6 Responses to “The Craft of Storytelling”


  1. 1 craig January 30, 2013 at 9:34 pm

    I’m very much interested in learning the craft of telling stories would you be kind enough to refer some good books to help with this or where can I go to get help?

    thank you,
    craig

    • 2 Andrew Wright January 31, 2013 at 9:07 am

      Dear Craig My book, ‘Storytelling with Children’ published by OUP has a very practical section in it on the craft of telling stories. And it has a lot of stories plus activities you can do if you are a parent or a teacher…class lesson plans. Of course, working with someone is the best way and last year I ran a workshop with the professional mime Jay Miller on the craft of telling and that was really such a pleasure to do for me and I think it was for the participants…anyway they say very nice things about it. Where do you live? How far are you willing to travel for a workshop like that? Andrew

  2. 3 Noor Akbari Ismail Ali July 11, 2013 at 3:19 am

    Thank you for sharing your notes on the Craft of Storytelling. I would like to request your permission to reproduce your notes for my students who are training to be primary school teachers. Thank you.

    • 4 Andrew Wright July 19, 2013 at 3:40 pm

      Noor! Of course, you can copy them for your students! Please also suggest they buy my three books! Storytelling with Children. Oxford University Press. Creating Stories with Children. Oxford University Press. Writing Stories. Helbling Languages. You can get them all through Amazon.

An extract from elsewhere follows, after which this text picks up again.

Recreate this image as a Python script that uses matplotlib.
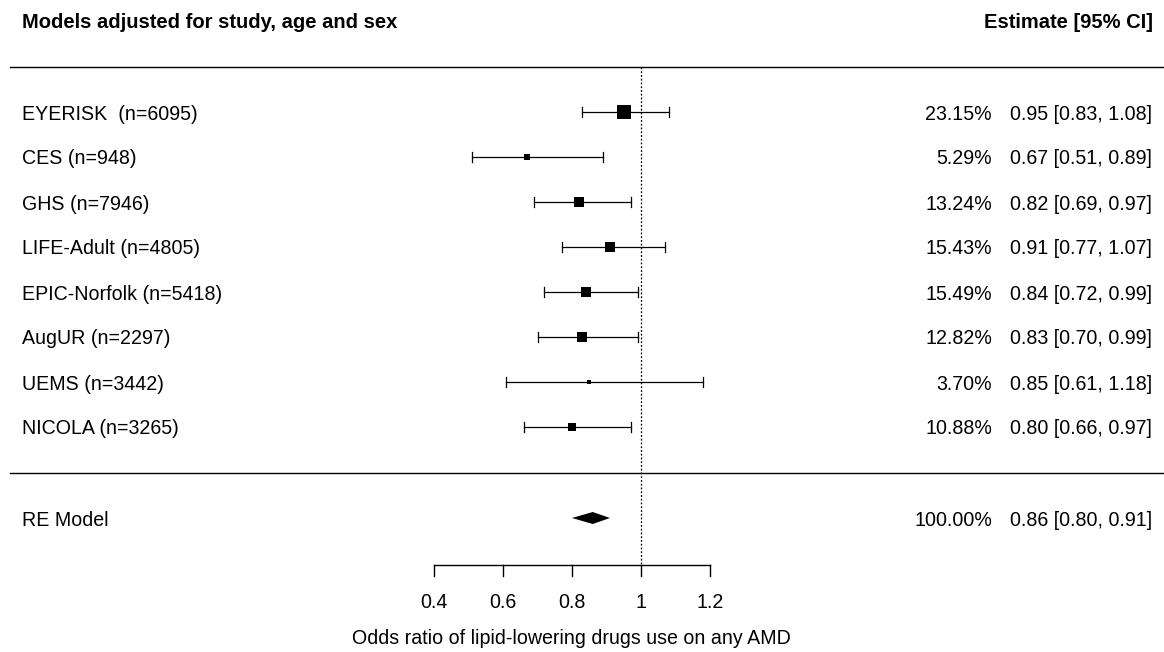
import numpy as np
import matplotlib
matplotlib.use("Agg")
import matplotlib.pyplot as plt

plt.rcParams["font.family"] = ["Liberation Sans", "DejaVu Sans"]

# ── data ───────────────────────────────────────────────────────────────────
studies = ["EYERISK  (n=6095)", "CES (n=948)", "GHS (n=7946)", "LIFE-Adult (n=4805)",
           "EPIC-Norfolk (n=5418)", "AugUR (n=2297)", "UEMS (n=3442)", "NICOLA (n=3265)"]
weights = [23.15, 5.29, 13.24, 15.43, 15.49, 12.82, 3.70, 10.88]
est = [0.95, 0.67, 0.82, 0.91, 0.84, 0.83, 0.85, 0.80]
lo = [0.83, 0.51, 0.69, 0.77, 0.72, 0.70, 0.61, 0.66]
hi = [1.08, 0.89, 0.97, 1.07, 0.99, 0.99, 1.18, 0.97]

re_label = "RE Model"
re_est, re_lo, re_hi = 0.86, 0.80, 0.91

xticks = [0.4, 0.6, 0.8, 1.0, 1.2]
xticklabels = ["0.4", "0.6", "0.8", "1", "1.2"]
xlabel = "Odds ratio of lipid-lowering drugs use on any AMD"

# ── layout (pixel geometry of the original) ───────────────────────────────
W, H = 1164, 652
PPU = 345.0              # pixels per OR unit
X0 = 0.4 - 434 / PPU     # OR value at left edge


def px(xp):
    return X0 + xp / PPU


row_y = 112 + 45 * np.arange(len(studies))
re_y = 518
FS = 14.1
VA = "center_baseline"

fig = plt.figure(figsize=(W / 100, H / 100), dpi=100)
ax = fig.add_axes([0, 0, 1, 1])
ax.set_xlim(X0, px(W))
ax.set_ylim(H, 0)
ax.axis("off")

# headers and separators
ax.text(px(22), 21, "Models adjusted for study, age and sex", fontsize=14.5,
        fontweight="bold", ha="left", va=VA)
ax.text(px(1153), 21, "Estimate [95% CI]", fontsize=14.5,
        fontweight="bold", ha="right", va=VA)
ax.plot([px(10), px(W)], [67, 67], color="black", lw=1.0)
ax.plot([px(10), px(W)], [473, 473], color="black", lw=1.0)

# reference line at OR = 1
ax.plot([1.0, 1.0], [67, 565], color="black", lw=0.9, linestyle=(0, (1.5, 1.5)))

# study rows
wmin, wmax = min(weights), max(weights)
for i, y in enumerate(row_y):
    ax.plot([lo[i], hi[i]], [y, y], color="black", lw=0.9)
    for xe in (lo[i], hi[i]):
        ax.plot([xe, xe], [y - 5, y + 5], color="black", lw=0.9)
    psize = 0.5 + (weights[i] - wmin) / (wmax - wmin)
    side = 14 * psize / 1.5
    ax.plot(est[i], y, marker="s", color="black", markersize=side * 0.72,
            markeredgewidth=0, zorder=3)
    ax.text(px(22), y, studies[i], fontsize=FS, ha="left", va=VA)
    ax.text(px(992), y, f"{weights[i]:.2f}%", fontsize=FS, ha="right", va=VA)
    ax.text(px(1152), y, f"{est[i]:.2f} [{lo[i]:.2f}, {hi[i]:.2f}]",
            fontsize=FS, ha="right", va=VA)

# summary diamond
ax.fill([re_lo, re_est, re_hi, re_est], [re_y, re_y - 6, re_y, re_y + 6],
        color="black", lw=0, zorder=3)
ax.text(px(22), re_y, re_label, fontsize=FS, ha="left", va=VA)
ax.text(px(992), re_y, "100.00%", fontsize=FS, ha="right", va=VA)
ax.text(px(1152), re_y, f"{re_est:.2f} [{re_lo:.2f}, {re_hi:.2f}]",
        fontsize=FS, ha="right", va=VA)

# x axis
ax.plot([xticks[0], xticks[-1]], [565, 565], color="black", lw=1.0)
for t, lab in zip(xticks, xticklabels):
    ax.plot([t, t], [565, 576], color="black", lw=1.0)
    ax.text(t, 601, lab, fontsize=FS, ha="center", va=VA)
ax.text(px(571), 636, xlabel, fontsize=FS, ha="center", va=VA)

fig.savefig("out.png", dpi=100)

      Where do you live? Are you a college lecturer?

      Best wishes Andrew

      • 5 Noor Akbari Ismail Ali July 20, 2013 at 6:27 am

        Thank you!
        Yes, I am based in Malaysia. Happy to inform you that I have been using Creating Stories with Children a great deal and have recommended it to all my students. During my sessions with them I often let my students try out the activities. We would also look at how best to apply the ideas when teaching children in Malaysian primary schools and opportunities to develop EL proficiency with these young learners. Thanks again.